November 1, 2017

Ignoring Outliers Creates Racist Algorithms

Have you built an algorithm that mostly works? Does it account for almost everyone's needs, save for a few weird outliers that you ignore because they make up 0.0001% of the population? Congratulations, your algorithm is racist! To illustrate how this happens, let's take a recent example from Facebook. My friend's message was removed for "violating community standards". Now, my friend has had all sorts of ridiculous problems with Facebook, so to test my theory, I posted the exact same message on my page, and then had him report it.





Golly gee, look at that, Facebook confirmed the message I sent does not violate community guidelines, but he's still banned for 12 hours for posting the exact same thing. What I suspect happened is this: Facebook has gotten mad at my friend for having a weird name multiple times, but he can't prove what his name is because he doesn't have access to his birth certificate because of family problems, and he thinks someone's been falsely reporting a bunch of his messages. The algorithm for determining whether or not something is "bad" probably took these misleading inputs, combined it with a short list of so-called "dangerous" topics like "terrorism", and then decided that if anyone reported one of his messages, it was probably bad. On the other hand, I have a very western name and nobody reports anything I post, so either the report actually made it to a human being, or the algorithm simply decided it was probably fine.

Of course, the algorithm was wrong about my friend's message. But Facebook doesn't care. I'm sure a bunch of self-important programmers are just itching to tell me we can't deal with all the edge-cases in a commercial algorithm because it's infeasible to account for all of them. What I want to know is, have any of these engineers ever thought about who the edge-cases are? Have they ever thought about the kind of people who can't produce birth certificates, or don't have a driver's license, or have strange names that don't map to unicode properly because they aren't western enough?

Poor people. Minorities. Immigrants. Disabled people. All these people they claim to care about, all this talk of diversity and equal opportunity and inclusive policies, and they're building algorithms that by their very nature will exclude those less fortunate than them. Facebook's algorithm probably doesn't even know that my friend is asian, yet it's still discriminating against him. Do you know who can follow all those rules and assumptions they make about normal people? Rich people. White people. Privileged people. These algorithms benefit those who don't need help, and disproportionately punish those who don't need any more problems.

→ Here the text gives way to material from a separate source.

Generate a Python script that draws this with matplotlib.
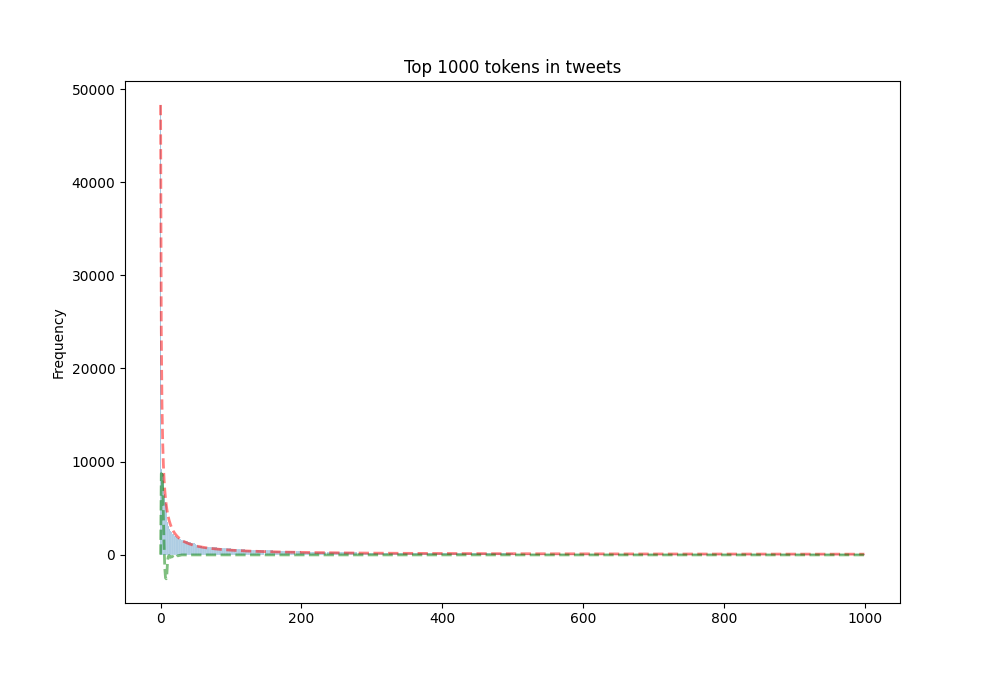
import matplotlib
matplotlib.use("Agg")
import matplotlib.pyplot as plt
import numpy as np

# estimated token frequencies, ranks 0..59
head_freq = [48300, 9200, 8900, 8800, 8700, 8600, 6500, 5600, 5400, 5300,
             3500, 3100, 2900, 2700, 2500, 2400, 2300, 2250, 2200, 2100,
             2000, 1950, 1900, 1850, 1800, 1750, 1700, 1650, 1650, 1600,
             1600, 1600, 1550, 1550, 1500, 1500, 1500, 1450, 1450, 1400,
             1400, 1400, 1350, 1350, 1300, 1300, 1250, 1250, 1200, 1150,
             1100, 1050, 1000, 980, 960, 940, 920, 900, 880, 860]
# estimated frequencies for the tail, one value per block of 20 ranks (60..999)
tail_blocks = [800, 700, 600, 520, 460, 400, 360, 320, 290, 260,
               240, 220, 200, 190, 180, 170, 160, 150, 140, 135,
               130, 125, 120, 115, 110, 105, 100, 95, 92, 90,
               88, 85, 82, 80, 78, 76, 74, 72, 70, 68,
               66, 64, 62, 60, 58, 56, 55]
# estimated residual curve, ranks 0..29 (rest near zero)
head_resid = [0, 8700, 8600, 7000, 4000, 1000, -1500, -2500, -2600, -2000,
              -600, -200, -100, -200, -300, -250, -200, -200, -250, -300,
              -350, -400, -300, -200, -150, -100, -100, -80, -60, -50]
tail_resid = -30

freq = np.concatenate([head_freq, np.repeat(tail_blocks, 20)])
ranks = np.arange(len(freq))
expected = freq[0] / (ranks + 1)
resid = np.concatenate([head_resid, np.full(len(freq) - len(head_resid), tail_resid)])

fig, ax = plt.subplots(figsize=(10, 6.77), dpi=100)
ax.bar(ranks, freq, width=1.0, color="C0", alpha=0.5, edgecolor="white", linewidth=0.3)
ax.plot(ranks, expected, "r--", alpha=0.5, linewidth=2)
ax.plot(ranks, resid, "g--", alpha=0.5, linewidth=2)
ax.set_title("Top 1000 tokens in tweets")
ax.set_ylabel("Frequency")
fig.savefig("out.png")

What's truly terrifying is that Silicon Valley wants to run the world, and it wants to automate everything using a bunch of inherently flawed algorithms. Algorithms that might be impossible to perfect, given the almost unlimited number of edge-cases that reality can come up with. In fact, as I am writing this article, Chrome doesn't recognize "outlier" as a word, even though Google itself does.

Of course, despite this, Facebook already built an algorithm that tries to detect "toxicity" and silences "unacceptable" opinions. Even if they could build a perfect algorithm for detecting "bad speech", do these companies really think forcibly restricting free speech will accomplish anything other than improving their own self-image? A deeply cynical part of me thinks the only thing these companies actually care about is looking good. A slightly more optimistic part of me thinks a bunch of well-meaning engineers are simply being stupid.

You can't change someone's mind by punching them in the face. Punching people in the face may shut them up, but it does not change their opinion. It doesn't fix anything. Talking to them does. I'm tired of this industry hiding problems behind shiny exteriors instead of fixing them. That's what used car salesmen do, not engineers. Programming has devolved into an art of deceit, where coders hide behind pretty animations and huge frameworks that sweep all their problems under the rug, while simultaneously screwing over the people who were supposed to benefit from an "egalitarian" industry that seems less and less egalitarian by the day.

Either silicon valley needs to start dealing with people that don't fit in neat little boxes, or it will no longer be able to push humanity forward. If we're going to move forward as a species, we have to do it together. Launching a bunch of rich people into space doesn't accomplish anything. Curing cancer for rich people doesn't accomplish anything. Inventing immortality for rich people doesn't accomplish anything. If we're going to push humanity forward, we have to push everyone forward, and that means dealing with all 7 billion outliers.

I hope silicon valley doesn't drag us back to the feudal age, but I'm beginning to think it already has.